The hormone tablets prescribed after surgery — such as Tamoxifen — can cause menopause-like symptoms such as hot flushes and severe joint pain.
Kathleen Bennett of the Trinity College research team said analysis “clearly shows that recurrence rates of breast cancer are lowest among the women who stick to prescribed medications after other interventions such as surgery”.
Dr Bennett said those women who stuck with the medication reduced by 50% the chances of cancer returning and cut the risk of death by 25%.
Ann O’Doherty, lead clinical director at the National Breast Cancer Screening Programme, urged women not to quit their treatment over side-effects.
“Go back to your treating doctor and discuss changing your treatment, rather than stopping it,” said Dr O’Doherty. “There are options out there.

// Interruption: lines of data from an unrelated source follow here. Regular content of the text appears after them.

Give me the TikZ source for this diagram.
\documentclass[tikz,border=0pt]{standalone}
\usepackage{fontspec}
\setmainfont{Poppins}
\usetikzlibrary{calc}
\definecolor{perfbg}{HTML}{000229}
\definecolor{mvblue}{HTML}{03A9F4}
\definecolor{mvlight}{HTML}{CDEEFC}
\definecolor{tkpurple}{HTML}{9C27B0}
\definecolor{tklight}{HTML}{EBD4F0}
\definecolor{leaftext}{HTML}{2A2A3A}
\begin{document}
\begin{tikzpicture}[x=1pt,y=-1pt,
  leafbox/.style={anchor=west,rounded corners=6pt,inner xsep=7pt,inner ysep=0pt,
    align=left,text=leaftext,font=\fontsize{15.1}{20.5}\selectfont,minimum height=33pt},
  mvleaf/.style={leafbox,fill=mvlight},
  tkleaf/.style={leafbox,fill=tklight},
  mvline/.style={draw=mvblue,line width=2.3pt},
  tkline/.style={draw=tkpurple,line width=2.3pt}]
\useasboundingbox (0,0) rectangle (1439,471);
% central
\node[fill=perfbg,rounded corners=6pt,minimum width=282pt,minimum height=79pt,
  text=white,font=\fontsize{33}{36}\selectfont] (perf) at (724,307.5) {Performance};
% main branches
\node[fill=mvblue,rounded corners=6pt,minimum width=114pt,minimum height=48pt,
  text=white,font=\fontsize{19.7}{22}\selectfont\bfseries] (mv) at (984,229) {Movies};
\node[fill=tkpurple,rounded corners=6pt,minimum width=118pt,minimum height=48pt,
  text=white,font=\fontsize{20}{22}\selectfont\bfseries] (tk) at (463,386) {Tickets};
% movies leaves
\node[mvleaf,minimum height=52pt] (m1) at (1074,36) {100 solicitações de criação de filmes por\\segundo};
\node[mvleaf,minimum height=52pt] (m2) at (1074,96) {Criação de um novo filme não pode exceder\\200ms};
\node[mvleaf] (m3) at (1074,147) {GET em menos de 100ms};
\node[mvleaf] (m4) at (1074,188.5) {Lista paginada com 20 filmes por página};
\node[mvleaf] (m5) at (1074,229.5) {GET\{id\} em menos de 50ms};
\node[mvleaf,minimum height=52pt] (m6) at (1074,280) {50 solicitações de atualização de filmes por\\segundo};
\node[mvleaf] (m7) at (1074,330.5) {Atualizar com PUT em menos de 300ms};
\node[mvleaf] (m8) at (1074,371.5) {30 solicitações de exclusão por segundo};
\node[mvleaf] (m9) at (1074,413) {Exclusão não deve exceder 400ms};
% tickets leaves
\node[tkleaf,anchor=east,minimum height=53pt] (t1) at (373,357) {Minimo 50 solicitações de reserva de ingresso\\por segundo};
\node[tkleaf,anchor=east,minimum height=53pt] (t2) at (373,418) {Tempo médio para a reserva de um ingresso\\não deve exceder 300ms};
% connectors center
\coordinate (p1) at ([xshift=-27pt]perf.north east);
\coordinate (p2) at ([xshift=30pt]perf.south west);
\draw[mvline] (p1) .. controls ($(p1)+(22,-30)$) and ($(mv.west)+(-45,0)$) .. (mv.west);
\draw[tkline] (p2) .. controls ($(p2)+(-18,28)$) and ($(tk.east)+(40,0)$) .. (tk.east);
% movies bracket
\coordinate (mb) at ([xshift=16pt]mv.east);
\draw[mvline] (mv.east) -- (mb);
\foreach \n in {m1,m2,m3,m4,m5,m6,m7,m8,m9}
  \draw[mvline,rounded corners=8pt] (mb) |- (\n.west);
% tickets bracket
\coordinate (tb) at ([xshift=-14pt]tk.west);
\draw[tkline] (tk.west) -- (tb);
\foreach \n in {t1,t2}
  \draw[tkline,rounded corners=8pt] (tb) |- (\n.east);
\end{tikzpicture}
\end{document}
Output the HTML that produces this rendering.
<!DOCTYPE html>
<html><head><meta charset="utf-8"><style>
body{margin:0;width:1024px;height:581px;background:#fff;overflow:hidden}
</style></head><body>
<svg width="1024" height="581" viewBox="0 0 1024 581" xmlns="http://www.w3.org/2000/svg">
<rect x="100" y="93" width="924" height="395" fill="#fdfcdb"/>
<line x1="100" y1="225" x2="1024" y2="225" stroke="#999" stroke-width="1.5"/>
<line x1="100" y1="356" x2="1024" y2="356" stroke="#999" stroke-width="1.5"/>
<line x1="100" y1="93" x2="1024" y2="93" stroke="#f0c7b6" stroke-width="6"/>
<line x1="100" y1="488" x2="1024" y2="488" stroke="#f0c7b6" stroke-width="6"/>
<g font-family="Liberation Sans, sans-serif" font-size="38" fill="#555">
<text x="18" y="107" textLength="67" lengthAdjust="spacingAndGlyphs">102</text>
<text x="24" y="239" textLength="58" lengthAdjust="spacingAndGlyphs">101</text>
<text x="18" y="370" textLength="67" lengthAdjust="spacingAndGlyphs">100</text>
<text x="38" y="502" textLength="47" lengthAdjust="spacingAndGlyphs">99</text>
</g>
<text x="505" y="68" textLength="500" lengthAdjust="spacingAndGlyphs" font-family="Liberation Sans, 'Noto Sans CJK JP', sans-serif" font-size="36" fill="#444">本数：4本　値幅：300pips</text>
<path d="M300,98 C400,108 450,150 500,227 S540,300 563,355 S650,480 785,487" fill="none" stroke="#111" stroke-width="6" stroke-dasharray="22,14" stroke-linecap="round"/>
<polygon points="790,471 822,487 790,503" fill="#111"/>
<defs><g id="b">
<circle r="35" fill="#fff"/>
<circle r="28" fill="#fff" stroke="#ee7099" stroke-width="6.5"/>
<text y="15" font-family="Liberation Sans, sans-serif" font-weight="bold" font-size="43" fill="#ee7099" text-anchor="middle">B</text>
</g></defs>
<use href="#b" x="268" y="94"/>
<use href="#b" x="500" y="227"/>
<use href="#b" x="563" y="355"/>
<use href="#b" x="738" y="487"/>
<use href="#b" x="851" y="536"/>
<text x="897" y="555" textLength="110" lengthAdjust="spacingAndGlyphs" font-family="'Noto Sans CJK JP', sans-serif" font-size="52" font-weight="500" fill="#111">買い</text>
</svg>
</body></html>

We know that sticking with your treatment improves survival chances.”
John McCormack, CEO of the Irish Cancer Society, said they would be very concerned if women stopping taking prescribed medication.
Women who take drugs such as Tamoxifen are typically on a five-year course to prevent cancer recurring and evidence is emerging to show they are best protected if they take the drug for 10 years, Dr O’Doherty said.

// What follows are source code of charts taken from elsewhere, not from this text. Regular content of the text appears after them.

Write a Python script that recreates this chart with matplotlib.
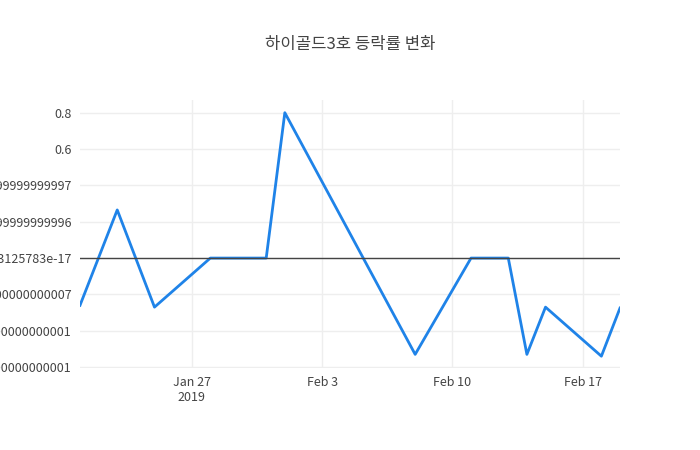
import matplotlib
matplotlib.use("Agg")
import matplotlib.pyplot as plt
import matplotlib.dates as mdates
import pandas as pd

plt.rcParams['font.family'] = ['Noto Sans CJK KR', 'DejaVu Sans']

dates = ["2019-01-21","2019-01-23","2019-01-25","2019-01-28","2019-01-31","2019-02-01",
         "2019-02-08","2019-02-11","2019-02-13","2019-02-14","2019-02-15","2019-02-18","2019-02-19"]
values = [-0.26, 0.265, -0.27, 0.0, 0.0, 0.8, -0.53, 0.0, 0.0, -0.53, -0.27, -0.54, -0.275]
yticks = [-0.6, -0.4, -0.2, 0.0, 0.2, 0.4, 0.6, 0.8]
ytick_labels = ["-0.6000000000000001", "-0.4000000000000001", "-0.20000000000000007",
                "5.551115123125783e-17", "0.19999999999999996", "0.39999999999999997", "0.6", "0.8"]
xtick_dates = ["2019-01-27", "2019-02-03", "2019-02-10", "2019-02-17"]
xtick_labels = ["Jan 27\n2019", "Feb 3", "Feb 10", "Feb 17"]

x = pd.to_datetime(dates)
fig = plt.figure(figsize=(7, 4.5), dpi=100)
ax = fig.add_axes([80/700, 1-368/450, 540/700, 268/450])
ax.plot(x, values, color="#1f83e8", lw=2)
ax.axhline(0, color="#444444", lw=1)
ax.set_xlim(x[0], x[-1])
ax.set_ylim(-0.605, 0.87)
ax.set_yticks(yticks)
ax.set_yticklabels(ytick_labels)
ax.set_xticks(pd.to_datetime(xtick_dates))
ax.set_xticklabels(xtick_labels)
ax.grid(color="#eeeeee", lw=1)
for s in ax.spines.values():
    s.set_visible(False)
ax.tick_params(length=0, labelsize=9, colors="#444444", pad=6)
fig.suptitle("하이골드3호 등락률 변화", x=0.5, y=1-44/450, va="center", fontsize=12, color="#444444")
fig.savefig("out.png")
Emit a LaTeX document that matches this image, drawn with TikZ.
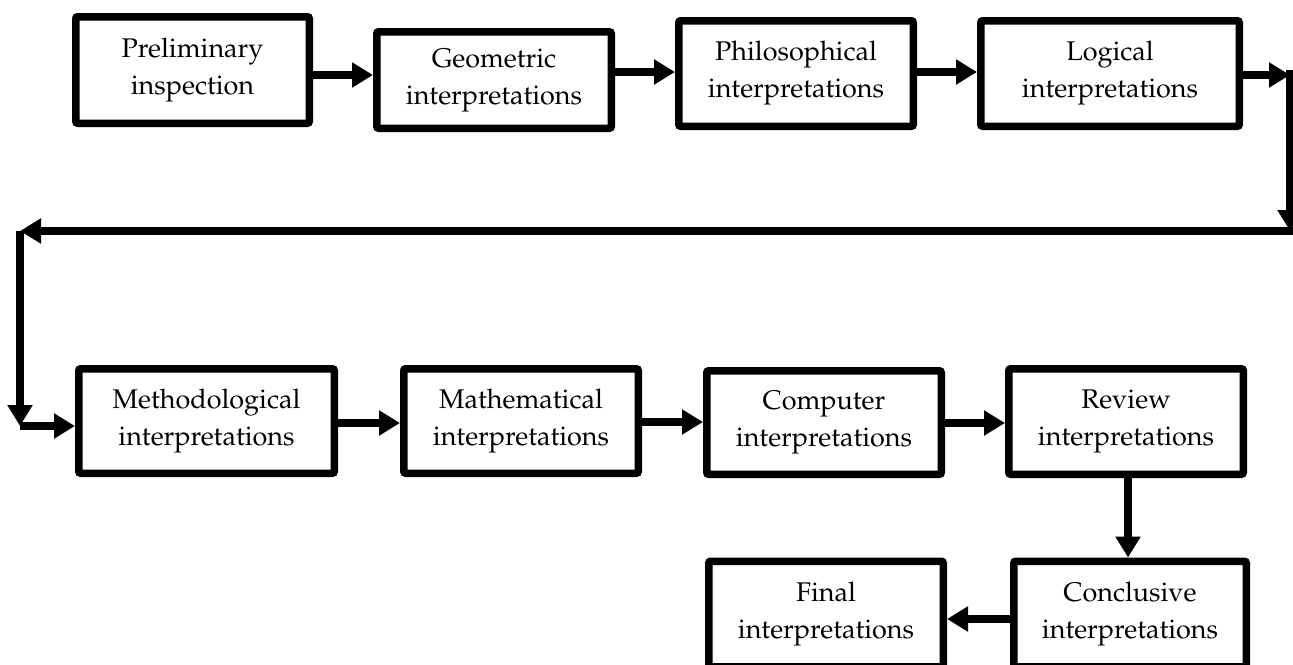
\documentclass[tikz,border=0pt]{standalone}
\usepackage[T1]{fontenc}
\usepackage{mathpazo}
\usetikzlibrary{arrows.meta}
\tikzset{
  box/.style={draw, line width=3.75pt, rounded corners=1pt, fill=white, align=center,
    font=\fontsize{13.5}{18.5}\selectfont, inner sep=0pt},
  arr/.style={line width=4pt, -{Triangle[length=10.5pt,width=12pt]}},
  ln/.style={line width=4pt}
}
\begin{document}
\begin{tikzpicture}[x=0.5pt,y=-0.5pt]
\useasboundingbox (0,0) rectangle (1293,664);
\clip (0,0) rectangle (1293,664);
% row 1
\node[box, minimum width=116.75pt, minimum height=53.25pt] (b1) at (192.5,70) {Preliminary\\inspection};
\node[box, minimum width=117.25pt, minimum height=48.25pt] (b2) at (494,80) {Geometric\\interpretations};
\node[box, minimum width=117.25pt, minimum height=52.75pt] (b3) at (796,73.5) {Philosophical\\interpretations};
\node[box, minimum width=129.25pt, minimum height=52.75pt] (b4) at (1110,73.5) {Logical\\interpretations};
% row 2
\node[box, minimum width=127.75pt, minimum height=52.25pt] (b5) at (206.5,421) {Methodological\\interpretations};
\node[box, minimum width=117.25pt, minimum height=52.25pt] (b6) at (521,421) {Mathematical\\interpretations};
\node[box, minimum width=117.25pt, minimum height=51.75pt] (b7) at (824,422.5) {Computer\\interpretations};
\node[box, minimum width=117.25pt, minimum height=52.75pt] (b8) at (1126,421.5) {Review\\interpretations};
% row 3
\node[box, minimum width=116.25pt, minimum height=52.75pt] (b9) at (1130,614) {Conclusive\\interpretations};
\node[box, minimum width=117.25pt, minimum height=52.75pt] (b10) at (826,614) {Final\\interpretations};
% turning points
\coordinate (c1) at (1290,75);
\coordinate (c2) at (1290,231);
\coordinate (c3) at (20,231);
\coordinate (c4) at (20,426);
% connectors
\draw[arr] (b1.east |- 0,75) -- (b2.west |- 0,75);
\draw[arr] (b2.east |- 0,72) -- (b3.west |- 0,72);
\draw[arr] (b3.east |- 0,72) -- (b4.west |- 0,72);
\draw[arr] (b4.east |- c1) -- (c1);
\draw[arr] (1290,70) -- (c2);
\draw[ln] (1293,231) -- (c2);
\draw[arr] (c2) -- (c3);
\draw[arr] (c3) -- (c4);
\draw[arr] (c4) -- (b5.west |- c4);
\draw[arr] (b5.east |- 0,423) -- (b6.west |- 0,423);
\draw[arr] (b6.east |- 0,422) -- (b7.west |- 0,422);
\draw[arr] (b7.east |- 0,423) -- (b8.west |- 0,423);
\draw[arr] (b8.south -| 1128,0) -- (b9.north -| 1128,0);
\draw[arr] (b9.west |- 0,619) -- (b10.east |- 0,619);
\end{tikzpicture}
\end{document}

Ian Barron, lead author of the Trinity study, said it was not enough to simply prescribe hormonal therapy after surgery given the side-effects of the drugs “can be powerful enough to turn people off taking the medication”.

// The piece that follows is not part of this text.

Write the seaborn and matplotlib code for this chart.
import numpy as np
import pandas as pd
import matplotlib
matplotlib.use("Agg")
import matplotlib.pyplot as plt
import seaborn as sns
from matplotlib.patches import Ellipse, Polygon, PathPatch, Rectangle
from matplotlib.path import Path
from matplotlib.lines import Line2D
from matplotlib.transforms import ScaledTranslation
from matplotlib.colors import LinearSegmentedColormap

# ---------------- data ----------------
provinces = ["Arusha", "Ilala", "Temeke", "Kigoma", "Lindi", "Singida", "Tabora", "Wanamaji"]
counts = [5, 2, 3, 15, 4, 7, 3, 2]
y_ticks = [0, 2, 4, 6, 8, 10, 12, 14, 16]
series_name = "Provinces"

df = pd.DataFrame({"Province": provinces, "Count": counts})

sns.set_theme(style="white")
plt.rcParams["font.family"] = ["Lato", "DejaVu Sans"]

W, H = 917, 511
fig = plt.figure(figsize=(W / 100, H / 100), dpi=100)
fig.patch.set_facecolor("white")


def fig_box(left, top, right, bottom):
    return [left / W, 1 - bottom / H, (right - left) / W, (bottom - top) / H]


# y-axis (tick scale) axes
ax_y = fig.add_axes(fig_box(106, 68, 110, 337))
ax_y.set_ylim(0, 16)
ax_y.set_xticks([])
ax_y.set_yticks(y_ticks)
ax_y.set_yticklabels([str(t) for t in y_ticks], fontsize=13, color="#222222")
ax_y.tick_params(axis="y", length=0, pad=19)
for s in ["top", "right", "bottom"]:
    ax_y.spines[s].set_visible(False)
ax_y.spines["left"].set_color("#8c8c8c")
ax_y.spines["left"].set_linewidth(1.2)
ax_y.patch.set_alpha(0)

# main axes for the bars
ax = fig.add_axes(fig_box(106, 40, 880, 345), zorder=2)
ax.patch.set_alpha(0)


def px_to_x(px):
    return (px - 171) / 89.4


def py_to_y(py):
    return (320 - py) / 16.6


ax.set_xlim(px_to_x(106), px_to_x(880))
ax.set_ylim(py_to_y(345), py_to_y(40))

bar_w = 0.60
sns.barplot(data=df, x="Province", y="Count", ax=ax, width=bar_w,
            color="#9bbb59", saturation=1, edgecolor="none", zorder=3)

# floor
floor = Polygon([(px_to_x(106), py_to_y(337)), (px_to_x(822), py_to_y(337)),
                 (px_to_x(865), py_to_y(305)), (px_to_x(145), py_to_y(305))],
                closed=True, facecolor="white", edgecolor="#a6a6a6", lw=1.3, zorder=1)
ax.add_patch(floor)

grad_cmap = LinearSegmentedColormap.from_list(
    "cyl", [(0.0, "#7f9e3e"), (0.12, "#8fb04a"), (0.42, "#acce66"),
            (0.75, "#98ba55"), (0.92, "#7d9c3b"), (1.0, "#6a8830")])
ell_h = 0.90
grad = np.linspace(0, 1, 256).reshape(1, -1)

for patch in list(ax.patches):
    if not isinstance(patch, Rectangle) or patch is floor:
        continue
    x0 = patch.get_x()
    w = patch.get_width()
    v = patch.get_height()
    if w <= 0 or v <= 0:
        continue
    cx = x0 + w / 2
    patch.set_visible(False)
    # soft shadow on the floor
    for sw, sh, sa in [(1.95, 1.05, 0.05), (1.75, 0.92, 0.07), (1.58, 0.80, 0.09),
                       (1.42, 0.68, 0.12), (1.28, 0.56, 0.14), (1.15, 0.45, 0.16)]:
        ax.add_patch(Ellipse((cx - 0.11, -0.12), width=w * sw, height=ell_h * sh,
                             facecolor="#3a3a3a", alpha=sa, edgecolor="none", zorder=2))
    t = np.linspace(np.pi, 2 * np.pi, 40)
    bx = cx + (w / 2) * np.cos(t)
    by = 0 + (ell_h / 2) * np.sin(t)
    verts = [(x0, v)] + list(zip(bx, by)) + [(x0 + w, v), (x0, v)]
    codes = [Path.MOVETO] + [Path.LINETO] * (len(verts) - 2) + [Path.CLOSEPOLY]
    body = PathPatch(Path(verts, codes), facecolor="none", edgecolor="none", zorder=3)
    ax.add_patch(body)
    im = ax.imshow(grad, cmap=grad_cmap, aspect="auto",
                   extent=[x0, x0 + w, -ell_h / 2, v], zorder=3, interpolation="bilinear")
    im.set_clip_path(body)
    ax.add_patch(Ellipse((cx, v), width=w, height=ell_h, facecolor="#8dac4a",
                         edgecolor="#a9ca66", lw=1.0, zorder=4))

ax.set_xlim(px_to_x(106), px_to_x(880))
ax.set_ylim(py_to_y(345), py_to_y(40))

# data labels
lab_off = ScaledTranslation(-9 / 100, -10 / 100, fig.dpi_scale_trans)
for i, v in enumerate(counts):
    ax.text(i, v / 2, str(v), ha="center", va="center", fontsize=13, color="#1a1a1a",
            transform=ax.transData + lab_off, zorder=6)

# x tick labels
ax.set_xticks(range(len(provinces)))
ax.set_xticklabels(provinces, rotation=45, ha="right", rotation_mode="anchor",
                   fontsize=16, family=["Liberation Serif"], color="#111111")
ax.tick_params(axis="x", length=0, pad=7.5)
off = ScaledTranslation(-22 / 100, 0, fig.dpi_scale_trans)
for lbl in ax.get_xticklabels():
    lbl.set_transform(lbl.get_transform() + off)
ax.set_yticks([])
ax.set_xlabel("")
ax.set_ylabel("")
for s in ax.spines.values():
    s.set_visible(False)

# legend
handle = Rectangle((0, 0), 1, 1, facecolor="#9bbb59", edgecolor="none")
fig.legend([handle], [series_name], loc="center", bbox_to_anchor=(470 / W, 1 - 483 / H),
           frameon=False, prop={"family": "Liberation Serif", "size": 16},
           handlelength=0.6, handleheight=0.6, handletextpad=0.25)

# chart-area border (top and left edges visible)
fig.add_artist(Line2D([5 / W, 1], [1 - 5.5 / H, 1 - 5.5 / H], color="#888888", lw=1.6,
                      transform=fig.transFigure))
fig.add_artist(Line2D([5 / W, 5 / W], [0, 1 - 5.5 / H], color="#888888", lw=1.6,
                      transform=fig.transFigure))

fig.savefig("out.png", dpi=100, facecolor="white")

Instead, Dr Barron advised a structured approach to interventions, including:
* Early identification of women’s side-effects;
* Availability of effective pharmacologic and psychological care;
* Switching to alternative hormonal therapies.
Dr Barron said that these approaches “could make a significant impact on patients adhering to their medication, and thereby improve their chances of living longer”.
More than 600 women were involved in the Health Research Board funded-study which appeared this week in the British Journal of Cancer, along with a similar study UK study.
The UK study found almost 40% of women were not completing courses of Tamoxifen. It also found not sticking to treatment halved the time it took for the cancer to recur and that women lost an average of 13 months of reasonable quality of life. Their chances of dying during the study period increased from 17% to 26%.
The Irish study found when women either stopped taking hormonal treatments completely (known as non-persistence), or took them inconsistently (known as non-compliance), the evidence points to an increased risk of breast cancer coming back.